- **Data lines**:
[Begin]
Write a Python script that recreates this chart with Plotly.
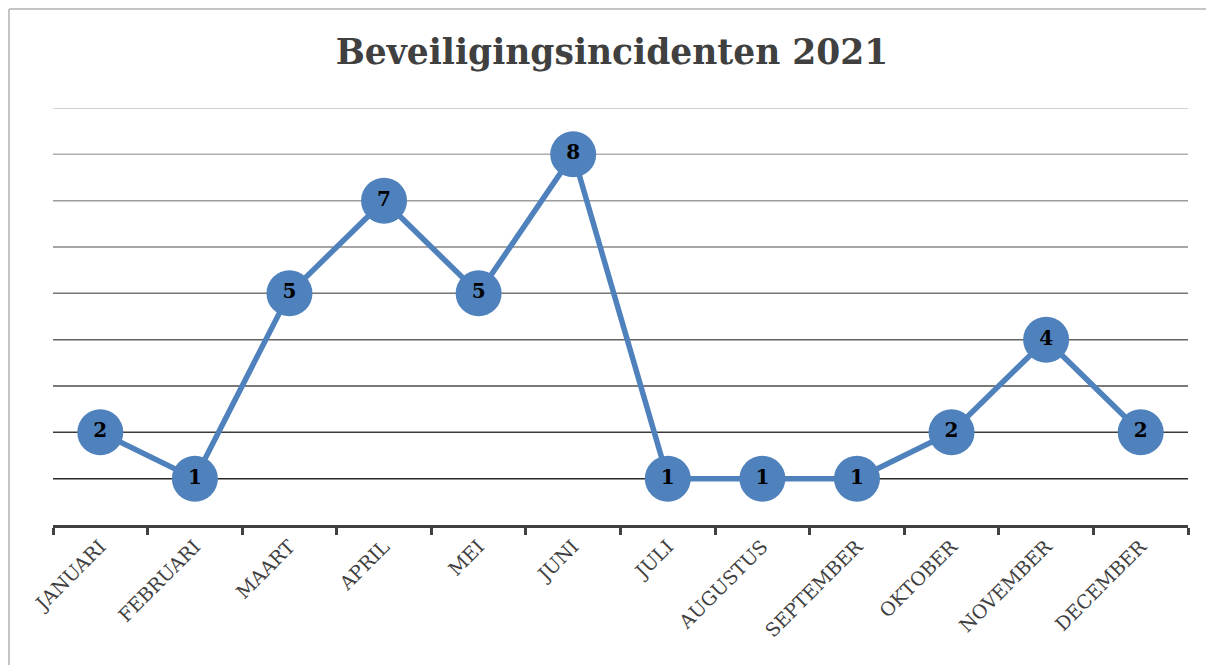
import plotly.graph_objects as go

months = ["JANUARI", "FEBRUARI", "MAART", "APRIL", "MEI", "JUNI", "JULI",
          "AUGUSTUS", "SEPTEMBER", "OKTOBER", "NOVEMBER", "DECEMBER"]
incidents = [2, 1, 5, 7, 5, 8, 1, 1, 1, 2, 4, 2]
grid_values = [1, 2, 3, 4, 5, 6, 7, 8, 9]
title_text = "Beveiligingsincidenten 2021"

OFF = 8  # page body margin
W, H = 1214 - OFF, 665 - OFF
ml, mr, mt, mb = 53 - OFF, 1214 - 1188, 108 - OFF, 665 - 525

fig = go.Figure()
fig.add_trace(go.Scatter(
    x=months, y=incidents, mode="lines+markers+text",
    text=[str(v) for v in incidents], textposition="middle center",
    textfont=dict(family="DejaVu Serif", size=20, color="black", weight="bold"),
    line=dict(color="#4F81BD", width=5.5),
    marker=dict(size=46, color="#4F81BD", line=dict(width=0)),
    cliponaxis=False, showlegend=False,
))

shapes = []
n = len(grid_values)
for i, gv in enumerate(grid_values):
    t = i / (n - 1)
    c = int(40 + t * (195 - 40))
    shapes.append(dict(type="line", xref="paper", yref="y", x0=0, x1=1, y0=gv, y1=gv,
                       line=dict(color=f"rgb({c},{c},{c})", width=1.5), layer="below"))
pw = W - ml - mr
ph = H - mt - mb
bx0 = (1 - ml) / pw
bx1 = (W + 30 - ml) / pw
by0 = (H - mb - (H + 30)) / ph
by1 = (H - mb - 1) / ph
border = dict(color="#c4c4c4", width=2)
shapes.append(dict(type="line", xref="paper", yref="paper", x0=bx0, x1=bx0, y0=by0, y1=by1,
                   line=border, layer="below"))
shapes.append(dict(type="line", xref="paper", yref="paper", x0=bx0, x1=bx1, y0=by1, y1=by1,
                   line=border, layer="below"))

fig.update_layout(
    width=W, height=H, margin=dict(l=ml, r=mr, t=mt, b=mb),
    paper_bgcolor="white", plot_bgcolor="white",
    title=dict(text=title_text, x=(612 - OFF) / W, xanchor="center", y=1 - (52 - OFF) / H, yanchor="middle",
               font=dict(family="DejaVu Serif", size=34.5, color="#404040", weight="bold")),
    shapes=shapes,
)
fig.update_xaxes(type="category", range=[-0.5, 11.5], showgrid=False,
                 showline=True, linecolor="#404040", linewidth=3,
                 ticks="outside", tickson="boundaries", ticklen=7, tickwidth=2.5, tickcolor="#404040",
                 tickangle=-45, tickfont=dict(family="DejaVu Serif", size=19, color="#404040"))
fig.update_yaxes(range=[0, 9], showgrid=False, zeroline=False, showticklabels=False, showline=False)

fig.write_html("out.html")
[End]
- **Exercise instructions**:
Restate exactly, please, only the lines between the start of the data and the line containing "ml, mr, mt, mb", both ends included, skipping the pictures.

- **Result of this task**:
Write a Python script that recreates this chart with Plotly.
import plotly.graph_objects as go

months = ["JANUARI", "FEBRUARI", "MAART", "APRIL", "MEI", "JUNI", "JULI",
          "AUGUSTUS", "SEPTEMBER", "OKTOBER", "NOVEMBER", "DECEMBER"]
incidents = [2, 1, 5, 7, 5, 8, 1, 1, 1, 2, 4, 2]
grid_values = [1, 2, 3, 4, 5, 6, 7, 8, 9]
title_text = "Beveiligingsincidenten 2021"

OFF = 8  # page body margin
W, H = 1214 - OFF, 665 - OFF
ml, mr, mt, mb = 53 - OFF, 1214 - 1188, 108 - OFF, 665 - 525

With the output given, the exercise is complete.